In the middle of the interview, David was momentarily distracted by a man in the alley outside the coffee-shop window doing Tai Chi-like movements with an unconventional prop. “There’s a man doing Ninja moves with a fishing pole,” he remarked. “That was great! I wish I could have filmed it.” That enthusiasm explains their prolific output and their dedication to making short films between the features. Inspiration is everywhere. You just have to keep your eyes and your mind open.
There’s no shortage of independent horror filmmakers but Larry Fessenden is the filmmaker who puts the emphasis on the “indie” part of the equation. As a writer/director, he’s take the classic horror genres and turned them inside out. No Telling was his take on Frankenstein as an environmental drama, Habit, a vampire story set in the drug addict culture of New York City, Wendigo, a monster movie of myth and imagination and The Last Winter, an eco-twist on the ghost story in the culture of big oil. Plus, in addition to his own directorial efforts, Fessenden has produced or co-produced dozens of films, including Kelly Reichardt’s Wendy and Lucy and Night Moves, Ti West’s The House of the Devil and The Innkeepers, and Jim Mickle’s Stake Land, through Glass Eye Pix, his own production shingle.
Beneath, Fessenden’s latest, is a fish story: six teens stranded in a rowboat in the middle of the lake without a paddle while a giant man-eating catfish prowls the water waiting to eat his way through the buffet. What begins as a classic horror film, complete with teenagers who do all the dumb, reckless, aggressive things seemingly designed just to get them stuck in the water, transforms into an insidious character piece that strips away all pretense of humanity and lays bare the envy, resentment, spite and animosity they’ve been burying all this time under snarky remarks and dirty looks. Though it was made as a horror film for a cable channel, it plays more like an American indie drama: Mamet in a boat with a teenage cast and a seriously savage portrait of survivalism at all costs. On the occasion of the release of Beneath on Blu-ray and DVD a few months back, I spoke with Fessenden about the film, his career as a director and a producer, his support of independent filmmaking of all genres and why he’s still so committed to making his brand of horror cinema.

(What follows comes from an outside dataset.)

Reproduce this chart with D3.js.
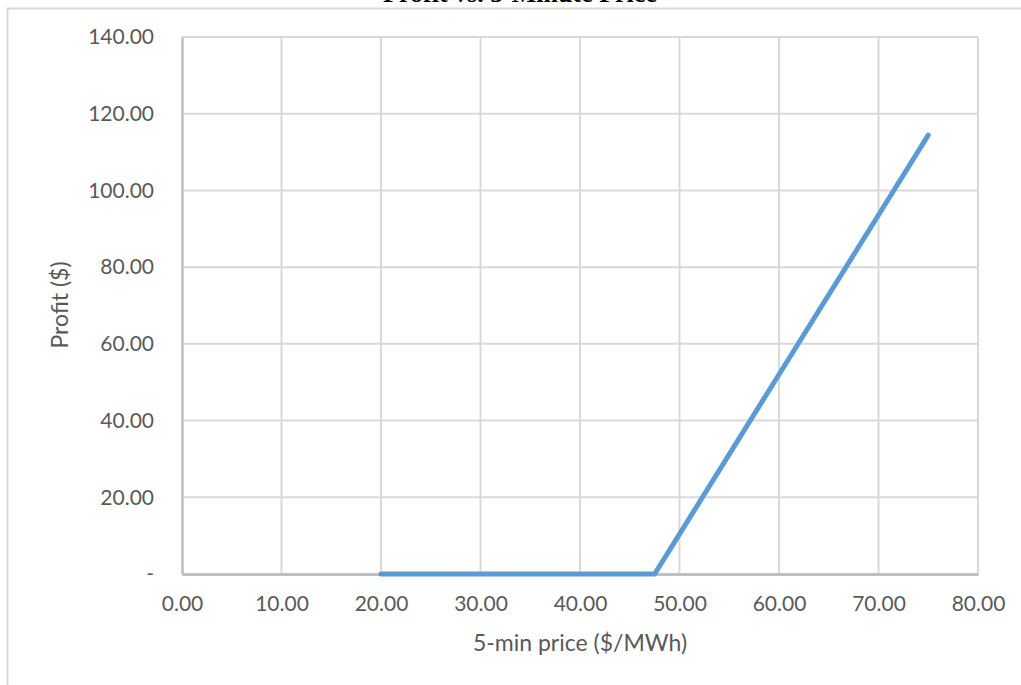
<!DOCTYPE html>
<html>
<head>
<meta charset="utf-8">
<script src="https://cdn.jsdelivr.net/npm/d3@7"></script>
<style>
  html, body { margin: 0; padding: 0; background: #fff; }
  svg { display: block; }
</style>
</head>
<body>
<svg id="chart" width="1021" height="685"></svg>
<script>
// Profit vs. 5-minute price
const prices  = [20, 30, 40, 47.5, 50, 60, 70, 75];
const profits = [0, 0, 0, 0, 10.4, 52.0, 93.6, 114.4];
const xTicks = [0, 10, 20, 30, 40, 50, 60, 70, 80];
const yTicks = [0, 20, 40, 60, 80, 100, 120, 140];

const chartTitle = "Profit vs. 5-Minute Price";
const xTitle = "5-min price ($/MWh)";
const yTitle = "Profit ($)";

const svg = d3.select("#chart");
const W = 1021, H = 685;

const plot = { left: 182, right: 978, top: 37, bottom: 574 };

const x = d3.scaleLinear().domain([0, 80]).range([plot.left, plot.right]);
const y = d3.scaleLinear().domain([0, 140]).range([plot.bottom, plot.top]);

// chart frame
svg.append("rect")
  .attr("x", 7.5).attr("y", 8.5)
  .attr("width", W + 10).attr("height", H + 10)
  .attr("fill", "#fff")
  .attr("stroke", "#d9d9d9")
  .attr("stroke-width", 2);

// title (sits above the frame top)
svg.append("text")
  .attr("x", 520).attr("y", 2)
  .attr("text-anchor", "middle")
  .attr("font-family", "'Liberation Serif', 'Times New Roman', serif")
  .attr("font-weight", "bold")
  .attr("font-size", 26)
  .attr("fill", "#000")
  .text(chartTitle);

const font = "Lato, 'Open Sans', sans-serif";
const tickColor = "#595959";

// gridlines
const grid = svg.append("g");
grid.selectAll("line.h")
  .data(yTicks.filter(d => d !== 0))
  .join("line")
  .attr("x1", plot.left).attr("x2", plot.right)
  .attr("y1", d => y(d)).attr("y2", d => y(d))
  .attr("stroke", "#d9d9d9").attr("stroke-width", 2);
grid.selectAll("line.v")
  .data(xTicks.filter(d => d !== 0))
  .join("line")
  .attr("x1", d => x(d)).attr("x2", d => x(d))
  .attr("y1", plot.top).attr("y2", plot.bottom)
  .attr("stroke", "#d9d9d9").attr("stroke-width", 2);

// axes via d3 axis generators
const fmt = d => d === 0 ? "-" : d3.format(".2f")(d);

const yAxis = svg.append("g")
  .attr("transform", `translate(${plot.left},0)`)
  .call(d3.axisLeft(y).tickValues(yTicks).tickFormat(fmt).tickSize(0).tickPadding(28));
yAxis.select(".domain").attr("stroke", "#bfbfbf").attr("stroke-width", 2.5);
yAxis.selectAll("text")
  .attr("font-family", font).attr("font-size", 21).attr("fill", tickColor);

const xAxis = svg.append("g")
  .attr("transform", `translate(0,${plot.bottom})`)
  .call(d3.axisBottom(x).tickValues(xTicks).tickFormat(d => d3.format(".2f")(d)).tickSize(0).tickPadding(22));
xAxis.select(".domain").attr("stroke", "#bfbfbf").attr("stroke-width", 3);
xAxis.selectAll("text")
  .attr("font-family", font).attr("font-size", 21).attr("fill", tickColor);

// axis titles
svg.append("text")
  .attr("x", 580).attr("y", 651)
  .attr("text-anchor", "middle")
  .attr("font-family", font).attr("font-size", 23).attr("fill", tickColor)
  .text(xTitle);

svg.append("text")
  .attr("transform", `translate(68,305) rotate(-90)`)
  .attr("text-anchor", "middle")
  .attr("font-family", font).attr("font-size", 23).attr("fill", tickColor)
  .text(yTitle);

// profit line
const pts = prices.map((p, i) => [p, profits[i]]);
svg.append("path")
  .datum(pts)
  .attr("fill", "none")
  .attr("stroke", "#5b9bd5")
  .attr("stroke-width", 5)
  .attr("stroke-linecap", "round")
  .attr("stroke-linejoin", "round")
  .attr("d", d3.line().x(d => x(d[0])).y(d => y(d[1])));
</script>
</body>
</html>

Keyframe: Beneath is the first feature you’ve directed that is not from your own script. Why this project and why the cable channel Chiller?
Larry Fessenden: As you know, I am also a producer and I went there to pitch some of my directors and just to get in with the channel. It seemed liked a fun proposition to produce a film through Chiller. They had money and they were ready to make some original features, and I went through some of the projects that I thought were interesting that we had lined up and they said, ‘Well, those sound good but we also have this,’ and they pulled out this script and I read it and I said, ‘Well I want to do this one, because I love the fish genre, I love how contained the story is, and if you guys are willing, I’d like to try my hand at it.’ I’ve never been a snob about how the work is done. I did another TV show written by some dudes. That was called Skin and Bones [for the series Fear Itself] and it’s one of my better pieces. It’s always exciting to take something and adapt it and put your spin on it and see how you come out. Like doing a cover song.